[Figure scripts]
★ ★ ★ ★ ★ ★ ★
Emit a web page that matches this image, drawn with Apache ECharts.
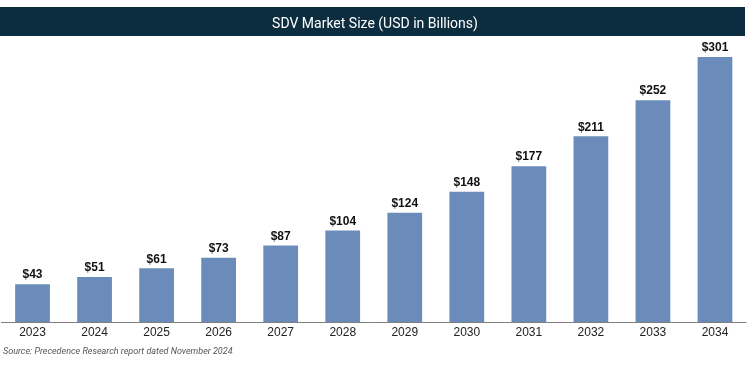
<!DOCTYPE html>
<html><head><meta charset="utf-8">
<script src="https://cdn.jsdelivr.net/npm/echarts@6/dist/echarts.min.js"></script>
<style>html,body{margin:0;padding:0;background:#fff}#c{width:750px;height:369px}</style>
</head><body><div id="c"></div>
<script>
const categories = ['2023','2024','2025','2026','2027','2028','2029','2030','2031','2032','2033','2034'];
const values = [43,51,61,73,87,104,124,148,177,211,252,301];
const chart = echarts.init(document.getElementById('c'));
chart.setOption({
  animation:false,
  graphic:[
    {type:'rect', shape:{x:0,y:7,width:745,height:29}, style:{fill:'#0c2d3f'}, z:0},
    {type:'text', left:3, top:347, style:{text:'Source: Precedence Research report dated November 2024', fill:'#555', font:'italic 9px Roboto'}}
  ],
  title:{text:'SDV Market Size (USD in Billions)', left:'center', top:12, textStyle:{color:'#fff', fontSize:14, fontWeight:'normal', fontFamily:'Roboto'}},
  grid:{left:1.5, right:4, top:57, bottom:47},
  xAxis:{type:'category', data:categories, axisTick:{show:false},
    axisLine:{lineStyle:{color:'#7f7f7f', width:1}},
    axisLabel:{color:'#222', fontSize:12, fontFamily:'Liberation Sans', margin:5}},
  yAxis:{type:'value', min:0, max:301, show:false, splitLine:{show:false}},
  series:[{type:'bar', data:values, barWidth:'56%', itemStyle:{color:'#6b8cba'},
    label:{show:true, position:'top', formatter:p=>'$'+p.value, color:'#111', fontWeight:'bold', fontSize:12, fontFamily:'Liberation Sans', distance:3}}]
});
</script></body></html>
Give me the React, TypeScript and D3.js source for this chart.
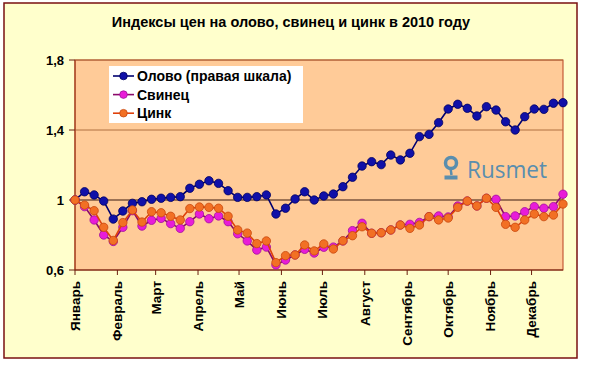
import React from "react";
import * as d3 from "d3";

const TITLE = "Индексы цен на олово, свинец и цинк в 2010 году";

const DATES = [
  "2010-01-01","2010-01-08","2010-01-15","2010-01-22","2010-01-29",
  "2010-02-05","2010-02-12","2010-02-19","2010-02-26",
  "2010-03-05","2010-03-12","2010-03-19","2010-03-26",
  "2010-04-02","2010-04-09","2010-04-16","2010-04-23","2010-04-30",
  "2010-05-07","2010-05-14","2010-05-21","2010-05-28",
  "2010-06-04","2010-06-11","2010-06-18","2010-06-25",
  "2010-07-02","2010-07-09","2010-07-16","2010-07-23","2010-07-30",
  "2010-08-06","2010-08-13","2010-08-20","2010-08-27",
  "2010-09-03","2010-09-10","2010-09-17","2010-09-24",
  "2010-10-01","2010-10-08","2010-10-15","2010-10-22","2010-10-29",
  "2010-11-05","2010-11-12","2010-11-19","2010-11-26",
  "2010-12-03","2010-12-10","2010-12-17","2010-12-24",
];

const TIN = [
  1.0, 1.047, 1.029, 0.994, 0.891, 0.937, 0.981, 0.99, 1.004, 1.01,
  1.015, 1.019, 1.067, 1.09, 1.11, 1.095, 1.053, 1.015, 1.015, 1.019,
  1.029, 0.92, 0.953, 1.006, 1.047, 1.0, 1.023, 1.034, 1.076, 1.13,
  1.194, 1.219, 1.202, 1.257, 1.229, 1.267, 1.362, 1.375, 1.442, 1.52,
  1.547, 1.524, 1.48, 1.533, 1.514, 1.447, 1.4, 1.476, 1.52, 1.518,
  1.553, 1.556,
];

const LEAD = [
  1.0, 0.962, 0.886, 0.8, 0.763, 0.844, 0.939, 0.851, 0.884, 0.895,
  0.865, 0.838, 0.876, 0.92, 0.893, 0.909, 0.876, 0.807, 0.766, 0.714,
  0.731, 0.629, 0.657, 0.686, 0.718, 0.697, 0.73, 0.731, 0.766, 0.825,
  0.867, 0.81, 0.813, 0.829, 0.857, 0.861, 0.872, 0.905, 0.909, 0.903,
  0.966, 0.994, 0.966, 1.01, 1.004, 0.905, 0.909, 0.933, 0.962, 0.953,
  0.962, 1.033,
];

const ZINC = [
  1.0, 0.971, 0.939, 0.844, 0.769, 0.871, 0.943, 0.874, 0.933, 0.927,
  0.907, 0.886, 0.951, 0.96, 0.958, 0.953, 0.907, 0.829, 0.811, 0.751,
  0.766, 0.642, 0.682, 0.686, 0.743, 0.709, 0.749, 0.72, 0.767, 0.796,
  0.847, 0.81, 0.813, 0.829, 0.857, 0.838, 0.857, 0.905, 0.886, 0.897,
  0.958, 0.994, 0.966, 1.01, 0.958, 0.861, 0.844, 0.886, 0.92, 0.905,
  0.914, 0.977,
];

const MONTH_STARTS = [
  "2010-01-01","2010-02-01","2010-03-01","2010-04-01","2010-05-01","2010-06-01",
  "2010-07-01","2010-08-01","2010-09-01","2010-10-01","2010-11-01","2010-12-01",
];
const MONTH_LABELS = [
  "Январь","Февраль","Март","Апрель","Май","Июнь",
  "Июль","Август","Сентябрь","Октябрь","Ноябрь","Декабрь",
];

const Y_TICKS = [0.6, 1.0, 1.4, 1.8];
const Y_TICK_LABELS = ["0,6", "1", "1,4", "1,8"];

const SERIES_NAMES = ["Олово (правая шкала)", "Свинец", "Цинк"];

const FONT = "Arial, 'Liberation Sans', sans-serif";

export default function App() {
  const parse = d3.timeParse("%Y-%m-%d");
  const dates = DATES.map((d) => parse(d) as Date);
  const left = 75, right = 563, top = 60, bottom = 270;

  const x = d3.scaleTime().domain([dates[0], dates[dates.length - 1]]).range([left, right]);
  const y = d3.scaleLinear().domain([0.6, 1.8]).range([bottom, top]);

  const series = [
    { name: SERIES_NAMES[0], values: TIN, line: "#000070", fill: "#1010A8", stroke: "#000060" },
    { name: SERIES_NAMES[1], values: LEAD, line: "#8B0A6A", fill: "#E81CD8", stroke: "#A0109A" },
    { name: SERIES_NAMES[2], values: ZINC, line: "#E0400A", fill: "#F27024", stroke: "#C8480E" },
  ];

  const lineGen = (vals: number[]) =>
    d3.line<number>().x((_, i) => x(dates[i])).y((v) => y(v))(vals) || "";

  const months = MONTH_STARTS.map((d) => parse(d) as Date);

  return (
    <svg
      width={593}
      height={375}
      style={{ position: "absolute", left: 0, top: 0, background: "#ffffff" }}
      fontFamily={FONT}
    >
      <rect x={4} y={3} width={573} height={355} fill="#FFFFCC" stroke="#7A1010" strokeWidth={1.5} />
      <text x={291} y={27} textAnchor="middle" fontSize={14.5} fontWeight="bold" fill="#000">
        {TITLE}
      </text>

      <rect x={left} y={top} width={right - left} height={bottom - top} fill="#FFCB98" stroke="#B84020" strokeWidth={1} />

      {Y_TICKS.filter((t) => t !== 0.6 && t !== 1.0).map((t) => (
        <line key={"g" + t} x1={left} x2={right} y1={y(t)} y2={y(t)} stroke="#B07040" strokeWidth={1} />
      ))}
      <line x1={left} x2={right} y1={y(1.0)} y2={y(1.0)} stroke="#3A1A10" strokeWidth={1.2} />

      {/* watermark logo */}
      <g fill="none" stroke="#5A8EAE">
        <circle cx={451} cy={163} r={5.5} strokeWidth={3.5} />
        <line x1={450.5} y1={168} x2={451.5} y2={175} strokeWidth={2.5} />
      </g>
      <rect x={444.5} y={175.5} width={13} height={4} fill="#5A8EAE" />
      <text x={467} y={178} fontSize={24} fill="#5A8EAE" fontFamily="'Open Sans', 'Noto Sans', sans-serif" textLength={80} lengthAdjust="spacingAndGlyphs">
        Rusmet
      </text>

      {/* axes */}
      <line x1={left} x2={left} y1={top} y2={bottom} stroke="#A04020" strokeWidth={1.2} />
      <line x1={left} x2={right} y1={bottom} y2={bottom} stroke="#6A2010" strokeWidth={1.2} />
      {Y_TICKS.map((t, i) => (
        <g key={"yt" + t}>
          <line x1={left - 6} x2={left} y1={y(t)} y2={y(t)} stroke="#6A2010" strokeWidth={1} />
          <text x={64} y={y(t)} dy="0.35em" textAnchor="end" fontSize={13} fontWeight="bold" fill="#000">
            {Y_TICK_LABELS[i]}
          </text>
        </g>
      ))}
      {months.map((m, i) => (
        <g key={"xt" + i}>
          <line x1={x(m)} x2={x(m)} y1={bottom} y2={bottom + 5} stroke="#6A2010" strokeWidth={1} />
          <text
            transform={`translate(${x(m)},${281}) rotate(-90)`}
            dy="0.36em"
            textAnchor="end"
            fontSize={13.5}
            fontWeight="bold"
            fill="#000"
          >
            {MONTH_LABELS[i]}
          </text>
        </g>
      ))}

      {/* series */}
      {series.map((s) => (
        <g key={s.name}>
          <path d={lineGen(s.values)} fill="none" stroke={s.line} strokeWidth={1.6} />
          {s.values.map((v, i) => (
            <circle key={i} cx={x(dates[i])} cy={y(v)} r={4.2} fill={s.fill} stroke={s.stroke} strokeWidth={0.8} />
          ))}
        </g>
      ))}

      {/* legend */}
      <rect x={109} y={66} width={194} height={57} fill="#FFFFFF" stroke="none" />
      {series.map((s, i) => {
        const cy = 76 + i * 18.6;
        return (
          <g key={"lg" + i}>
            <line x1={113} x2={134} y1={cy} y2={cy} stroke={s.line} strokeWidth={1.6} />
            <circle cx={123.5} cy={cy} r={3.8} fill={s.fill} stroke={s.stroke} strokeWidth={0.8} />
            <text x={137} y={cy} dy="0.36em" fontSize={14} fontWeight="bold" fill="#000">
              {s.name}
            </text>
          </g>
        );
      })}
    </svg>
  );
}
★ ★ ★ ★ ★ ★ ★
Repeat only what lies between the start of the data and the end of the line containing "на олово, свинец", exactly, with pictures left out.

### Task solution
Emit a web page that matches this image, drawn with Apache ECharts.
<!DOCTYPE html>
<html><head><meta charset="utf-8">
<script src="https://cdn.jsdelivr.net/npm/echarts@6/dist/echarts.min.js"></script>
<style>html,body{margin:0;padding:0;background:#fff}#c{width:750px;height:369px}</style>
</head><body><div id="c"></div>
<script>
const categories = ['2023','2024','2025','2026','2027','2028','2029','2030','2031','2032','2033','2034'];
const values = [43,51,61,73,87,104,124,148,177,211,252,301];
const chart = echarts.init(document.getElementById('c'));
chart.setOption({
  animation:false,
  graphic:[
    {type:'rect', shape:{x:0,y:7,width:745,height:29}, style:{fill:'#0c2d3f'}, z:0},
    {type:'text', left:3, top:347, style:{text:'Source: Precedence Research report dated November 2024', fill:'#555', font:'italic 9px Roboto'}}
  ],
  title:{text:'SDV Market Size (USD in Billions)', left:'center', top:12, textStyle:{color:'#fff', fontSize:14, fontWeight:'normal', fontFamily:'Roboto'}},
  grid:{left:1.5, right:4, top:57, bottom:47},
  xAxis:{type:'category', data:categories, axisTick:{show:false},
    axisLine:{lineStyle:{color:'#7f7f7f', width:1}},
    axisLabel:{color:'#222', fontSize:12, fontFamily:'Liberation Sans', margin:5}},
  yAxis:{type:'value', min:0, max:301, show:false, splitLine:{show:false}},
  series:[{type:'bar', data:values, barWidth:'56%', itemStyle:{color:'#6b8cba'},
    label:{show:true, position:'top', formatter:p=>'$'+p.value, color:'#111', fontWeight:'bold', fontSize:12, fontFamily:'Liberation Sans', distance:3}}]
});
</script></body></html>
Give me the React, TypeScript and D3.js source for this chart.
import React from "react";
import * as d3 from "d3";

const TITLE = "Индексы цен на олово, свинец и цинк в 2010 году";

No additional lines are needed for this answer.